BR has been attempting to spin off loss-making Red Star for more than two years, and the sale is due to be completed in September after further rationalisation. Another 200 jobs are expected to go from the 800-strong operation, but BR has promised there will be no compulsory redundancies. Red Star, which two years ago employed more than 1,000, has already had substantial reorganisation.
BR was not disclosing the sale price, but it is understood to be far below the pounds 20-pounds 30m originally sought. BZW and TSB are providing the funds for the deal, which includes capital to invest in the business.The purchasers are four regional managers, led by John Holmes, and a fifth member who is joining from a firm of accountants to become finance director.

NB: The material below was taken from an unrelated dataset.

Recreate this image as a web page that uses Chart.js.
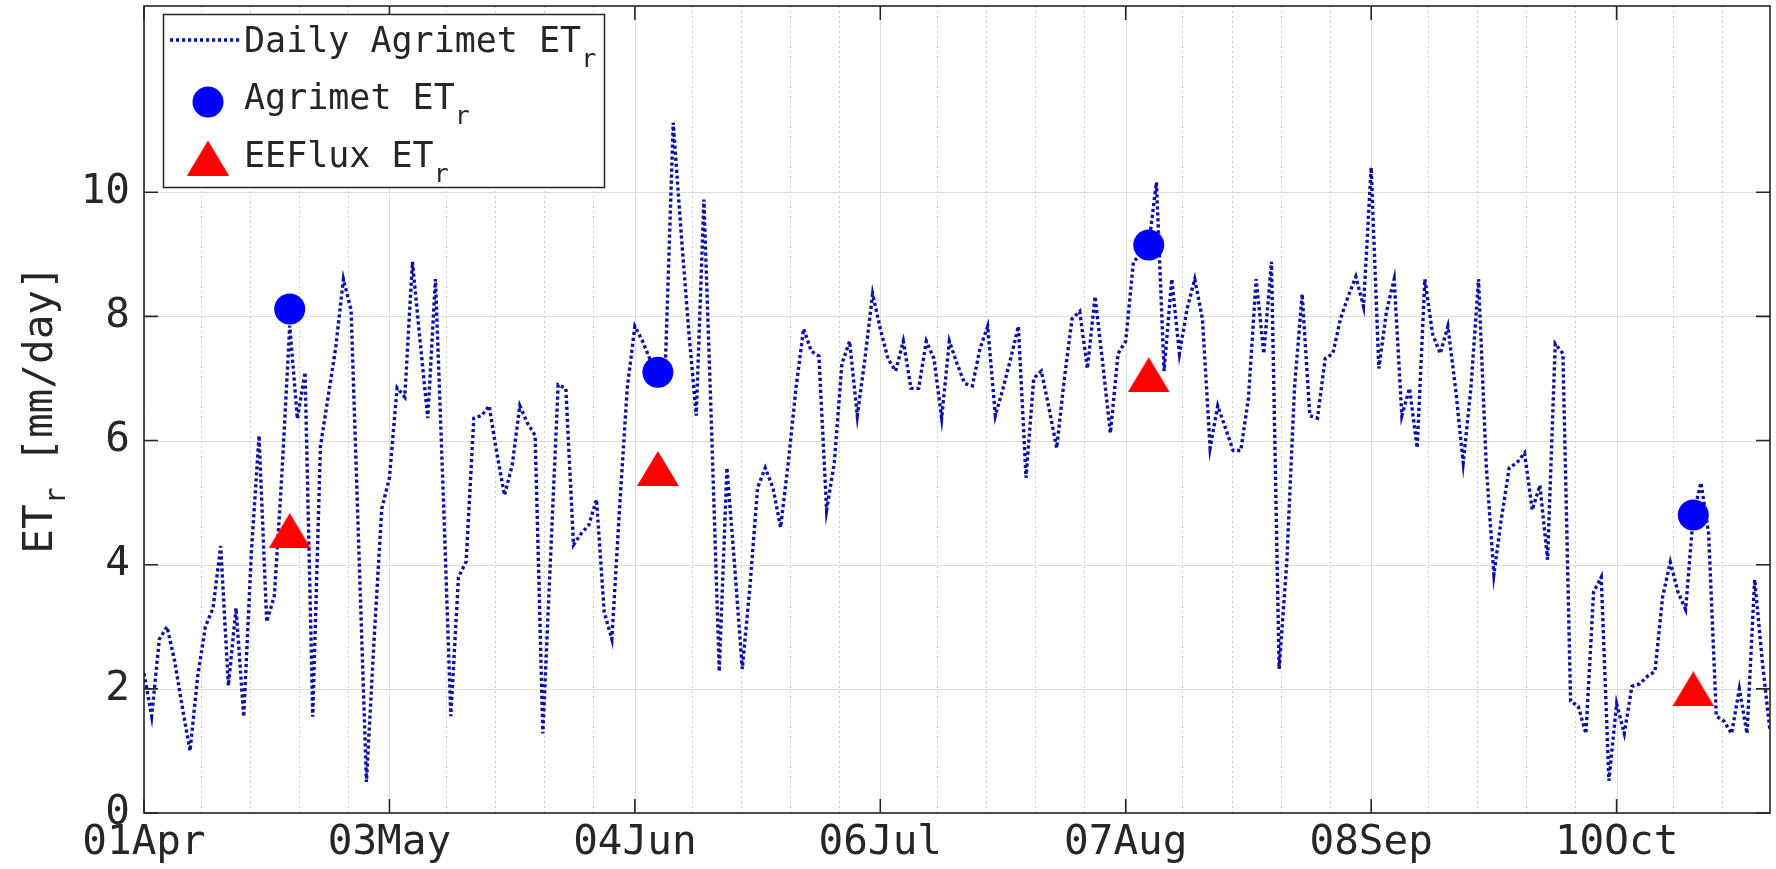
<!DOCTYPE html>
<html>
<head>
<meta charset="utf-8">
<script src="https://cdn.jsdelivr.net/npm/chart.js@4.4.0/dist/chart.umd.min.js"></script>
<style>
  html, body { margin: 0; padding: 0; background: #fff; }
  #wrap { width: 1776px; height: 869px; }
</style>
</head>
<body>
<div id="wrap"><canvas id="etChart" width="1776" height="869"></canvas></div>
<script>
// Daily Agrimet ETr [mm/day], one value per day, day 0 = 01Apr ... day 212 = 30Oct
const dailyAgrimetEt = [
  2.25, 1.56, 2.8, 3.0, 2.45, 1.7, 1.0, 2.2, 3.0, 3.3,
  4.3, 2.05, 3.3, 1.55, 4.2, 6.08, 3.08, 3.5, 5.5, 7.85,
  6.35, 7.1, 1.55, 5.9, 6.7, 7.5, 8.6, 8.1, 4.3, 0.5,
  2.8, 4.9, 5.4, 6.85, 6.7, 8.88, 7.6, 6.36, 8.6, 5.2,
  1.56, 3.8, 4.05, 6.36, 6.4, 6.56, 5.8, 5.12, 5.6, 6.56,
  6.28, 6.08, 1.28, 4.1, 6.9, 6.84, 4.32, 4.5, 4.64, 5.05,
  3.24, 2.8, 4.9, 6.84, 7.84, 7.6, 7.3, 7.15, 7.3, 11.12,
  9.4, 7.8, 6.4, 9.88, 6.2, 2.28, 5.56, 4.0, 2.32, 3.64,
  5.24, 5.56, 5.24, 4.6, 5.64, 6.84, 7.8, 7.44, 7.36, 4.88,
  5.64, 7.24, 7.6, 6.4, 7.32, 8.36, 7.8, 7.32, 7.12, 7.6,
  6.84, 6.84, 7.6, 7.32, 6.36, 7.6, 7.24, 6.92, 6.88, 7.48,
  7.84, 6.4, 6.84, 7.32, 7.84, 5.4, 7.0, 7.12, 6.52, 5.88,
  7.0, 7.96, 8.08, 7.16, 8.32, 7.24, 6.12, 7.4, 7.6, 8.88,
  9.0, 9.15, 10.16, 7.12, 8.6, 7.4, 8.12, 8.6, 7.96, 5.88,
  6.56, 6.2, 5.84, 5.84, 6.68, 8.6, 7.4, 8.88, 2.32, 4.04,
  6.84, 8.36, 6.4, 6.36, 7.32, 7.4, 7.96, 8.32, 8.64, 8.16,
  10.4, 7.16, 8.08, 8.6, 6.4, 6.84, 5.88, 8.6, 7.72, 7.4,
  7.84, 6.84, 5.64, 6.84, 8.6, 5.6, 3.84, 4.76, 5.56, 5.64,
  5.8, 4.88, 5.28, 4.08, 7.56, 7.4, 1.8, 1.72, 1.28, 3.56,
  3.8, 0.52, 1.76, 1.28, 2.04, 2.08, 2.2, 2.28, 3.48, 4.04,
  3.56, 3.28, 4.8, 5.32, 4.5, 1.56, 1.48, 1.28, 2.0, 1.28,
  3.76, 2.44, 1.32
];

// Landsat overpass days (days after 01Apr) and the two ETr estimates
const overpassDays = [19, 67, 131, 202];
const agrimetEt = [8.12, 7.1, 9.15, 4.8];
const eefluxEt = [4.55, 5.55, 7.06, 2.0];

// axis ticks
const tickDays = [0, 32, 64, 96, 128, 160, 192];
const tickLabels = ['01Apr', '03May', '04Jun', '06Jul', '07Aug', '08Sep', '10Oct'];
const yTicks = [0, 2, 4, 6, 8, 10];
const minorOffsets = [7.4, 13.8, 20.2, 26.6];

const ink = '#262626';
const lineBlue = '#1010a0';
const mono = "'DejaVu Sans Mono', monospace";
const fontSize = 41;

// red triangle marker, centred on its bounding box like MATLAB's '^'
function triangleMarker(w, h, color) {
  const c = document.createElement('canvas');
  c.width = w;
  c.height = h;
  const g = c.getContext('2d');
  g.fillStyle = color;
  g.beginPath();
  g.moveTo(w / 2, 0);
  g.lineTo(w, h);
  g.lineTo(0, h);
  g.closePath();
  g.fill();
  return c;
}
const triMarker = triangleMarker(42, 35, '#ff0000');

// text with a subscript, returns total width
function subText(ctx, x, y, main, sub, size, subSize, drop) {
  ctx.font = size + 'px ' + mono;
  ctx.fillText(main, x, y);
  const w = ctx.measureText(main).width;
  ctx.font = subSize + 'px ' + mono;
  ctx.fillText(sub, x + w, y + drop);
  return w + ctx.measureText(sub).width;
}

const matlabAxes = {
  id: 'matlabAxes',
  beforeDatasetsDraw(chart) {
    const { ctx, chartArea: a, scales: { x, y } } = chart;
    ctx.save();
    // minor grid (dotted)
    ctx.strokeStyle = '#cfcfcf';
    ctx.lineWidth = 1;
    ctx.setLineDash([2, 3]);
    tickDays.forEach(d => {
      minorOffsets.forEach(o => {
        const v = d + o;
        if (v >= x.max) return;
        const px = Math.round(x.getPixelForValue(v)) + 0.5;
        ctx.beginPath();
        ctx.moveTo(px, a.top);
        ctx.lineTo(px, a.bottom);
        ctx.stroke();
      });
    });
    // major grid
    ctx.setLineDash([]);
    ctx.strokeStyle = '#dcdcdc';
    tickDays.forEach(d => {
      const px = Math.round(x.getPixelForValue(d)) + 0.5;
      ctx.beginPath();
      ctx.moveTo(px, a.top);
      ctx.lineTo(px, a.bottom);
      ctx.stroke();
    });
    yTicks.forEach(v => {
      const py = Math.round(y.getPixelForValue(v)) + 0.5;
      ctx.beginPath();
      ctx.moveTo(a.left, py);
      ctx.lineTo(a.right, py);
      ctx.stroke();
    });
    ctx.restore();
  },
  afterDatasetsDraw(chart) {
    const { ctx, chartArea: a, scales: { x, y } } = chart;
    ctx.save();
    ctx.strokeStyle = ink;
    ctx.lineWidth = 1.6;
    ctx.strokeRect(a.left, a.top, a.right - a.left, a.bottom - a.top);
    const tl = 14;
    tickDays.forEach(d => {
      const px = x.getPixelForValue(d);
      ctx.beginPath();
      ctx.moveTo(px, a.bottom);
      ctx.lineTo(px, a.bottom - tl);
      ctx.moveTo(px, a.top);
      ctx.lineTo(px, a.top + tl);
      ctx.stroke();
    });
    yTicks.forEach(v => {
      const py = y.getPixelForValue(v);
      ctx.beginPath();
      ctx.moveTo(a.left, py);
      ctx.lineTo(a.left + tl, py);
      ctx.moveTo(a.right, py);
      ctx.lineTo(a.right - tl, py);
      ctx.stroke();
    });

    // y axis title: ET_r [mm/day]
    ctx.fillStyle = ink;
    ctx.textBaseline = 'alphabetic';
    ctx.font = fontSize + 'px ' + mono;
    const w1 = ctx.measureText('ET').width;
    const w3 = ctx.measureText(' [mm/day]').width;
    ctx.font = '28px ' + mono;
    const w2 = ctx.measureText('r').width;
    const total = w1 + w2 + w3;
    ctx.translate(52, (a.top + a.bottom) / 2 + total / 2);
    ctx.rotate(-Math.PI / 2);
    const ws = subText(ctx, 0, 0, 'ET', 'r', fontSize, 28, 13);
    ctx.font = fontSize + 'px ' + mono;
    ctx.fillText(' [mm/day]', ws, 0);
    ctx.restore();

    // legend
    ctx.save();
    const bx = 163, by = 14, bw = 441, bh = 173;
    ctx.fillStyle = '#ffffff';
    ctx.fillRect(bx, by, bw, bh);
    ctx.strokeStyle = ink;
    ctx.lineWidth = 1.5;
    ctx.strokeRect(bx + 0.5, by + 0.5, bw, bh);

    ctx.strokeStyle = lineBlue;
    ctx.lineWidth = 3.4;
    ctx.setLineDash([3.2, 2.8]);
    ctx.beginPath();
    ctx.moveTo(170, 40);
    ctx.lineTo(241, 40);
    ctx.stroke();
    ctx.setLineDash([]);

    ctx.fillStyle = '#0000ff';
    ctx.beginPath();
    ctx.arc(208, 102, 15.5, 0, Math.PI * 2);
    ctx.fill();
    ctx.drawImage(triMarker, 208 - triMarker.width / 2, 158 - triMarker.height / 2);

    ctx.fillStyle = ink;
    ctx.textBaseline = 'alphabetic';
    subText(ctx, 244, 52, 'Daily Agrimet ET', 'r', 35, 25, 15);
    subText(ctx, 244, 109, 'Agrimet ET', 'r', 35, 25, 15);
    subText(ctx, 244, 167, 'EEFlux ET', 'r', 35, 25, 15);
    ctx.restore();
  }
};

new Chart(document.getElementById('etChart'), {
  type: 'scatter',
  data: {
    datasets: [
      {
        label: 'Agrimet ETr',
        data: overpassDays.map((d, i) => ({ x: d, y: agrimetEt[i] })),
        pointStyle: 'circle',
        pointRadius: 15.5,
        backgroundColor: '#0000ff',
        borderWidth: 0
      },
      {
        label: 'EEFlux ETr',
        data: overpassDays.map((d, i) => ({ x: d, y: eefluxEt[i] })),
        pointStyle: triMarker,
        pointRadius: 21,
        backgroundColor: '#ff0000',
        borderWidth: 0
      },
      {
        label: 'Daily Agrimet ETr',
        data: dailyAgrimetEt.map((v, i) => ({ x: i, y: v })),
        showLine: true,
        borderColor: lineBlue,
        borderWidth: 3.4,
        borderDash: [3.2, 2.8],
        pointRadius: 0,
        tension: 0,
        fill: false
      }
    ]
  },
  options: {
    responsive: false,
    animation: false,
    devicePixelRatio: 1,
    layout: { autoPadding: false, padding: { left: 0, right: 6, top: 6, bottom: 0 } },
    plugins: {
      legend: { display: false },
      tooltip: { enabled: false }
    },
    scales: {
      x: {
        type: 'linear',
        min: 0,
        max: 212,
        afterBuildTicks: s => { s.ticks = tickDays.map(v => ({ value: v })); },
        afterFit: s => { s.height = 56; s.paddingLeft = 0; s.paddingRight = 0; },
        ticks: {
          callback: (v, i) => tickLabels[i],
          font: { family: mono, size: fontSize },
          color: ink,
          padding: 6,
          maxRotation: 0,
          autoSkip: false
        },
        grid: { display: false, drawTicks: false },
        border: { display: false }
      },
      y: {
        min: 0,
        max: 13,
        afterBuildTicks: s => { s.ticks = yTicks.map(v => ({ value: v })); },
        afterFit: s => { s.width = 144; s.paddingTop = 0; s.paddingBottom = 0; },
        ticks: {
          font: { family: mono, size: fontSize },
          color: ink,
          padding: 14
        },
        grid: { display: false, drawTicks: false },
        border: { display: false }
      }
    }
  },
  plugins: [matlabAxes]
});
</script>
</body>
</html>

The latest BR report does not break down Red Star's profits. But in the year to end-March BR's parcels division, which includes Rail Express Systems as well as Red Star, made operating losses of pounds 14.1m on gross income of pounds 78.4m.
The parcel business is fiercely competitive and the new company's strategy will be to forego volume for premium work. Red Star, which has 200 retail parcel points, will be structured into a core business with the delivery and collection operation franchised.
The sale brings to 12 the number of subsidiaries sold by the British Rail Vendor Unit. Sixty businesses are being disposed, about 20 this year.
Two years ago the Government withdrew Red Star from the market because of lack of interest, and a reorganisation began. In February this year a management buy-out was ruled out as BR's Vendor Unit entered negotiations with the privately owned British Bus, one of the UK's largest operators.
When British Bus said it could not meet the original timescale, negotiations with other bidders were re-opened.